Une autre option, évoquée par le ministre des Finances Éric Girard, consisterait à prendre comme repère pour la gouverne budgétaire le solde budgétaire au sens des comptes publics plutôt que le solde selon la Loi sur l’équilibre budgétaire (LEB). Le solde budgétaire au sens des comptes publics mesure le véritable écart entre les revenus et les dépenses, tandis que le solde au sens de la LEB représente le solde après la contribution au Fonds des générations. Cette dernière notion est une construction comptable découlant de la LEB. Elle force le gouvernement à augmenter les impôts et/ou réduire les dépenses pour couvrir ses versements au FG afin d’assurer l’équilibre budgétaire selon la Loi, ce qui réduit d’autant sa marge de manœuvre. En supposant l’équilibre budgétaire au sens des comptes publics comme norme, le gouvernement devra emprunter pour ses versements au FG s’il veut les maintenir au niveau prévu, ce qui alourdirait d’autant la dette, ne laissant que les revenus de placement du FG comme élément contribuant marginalement à la réduction de celle-ci. Ou alors d’éventuels surplus pourraient aussi y être consacrés plutôt qu’être comptabilisés dans la réserve de stabilisation théorique. C’est un gros morceau de l’architecture des comptes budgétaires telle qu’on la connaît depuis 2006, avec la dynamique qu’elle imprime, qui volerait en éclats, conduisant vraisemblablement à la déliquescence du Fonds des générations.

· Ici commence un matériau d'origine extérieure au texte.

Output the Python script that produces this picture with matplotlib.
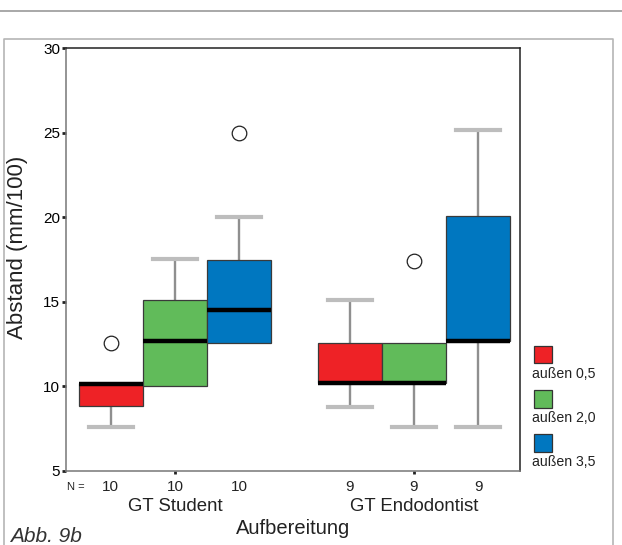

Manifestement, une telle orientation présente un intérêt certain parce qu’elle dégage une marge de manœuvre de près de 4 milliards de dollars pour le gouvernement. Elle ne suffira cependant sans doute pas à combler les exigences de financement accru pour les nombreux besoins qui se manifestent pour les services de garde, les soins à domicile, l’éducation, la santé, les services sociaux et quantité d’autres domaines. Il faudra donc poursuivre en parallèle la réflexion sur les mesures de revenus à adopter pour améliorer les services publics et les programmes sociaux et afin d’accélérer la transition écologique.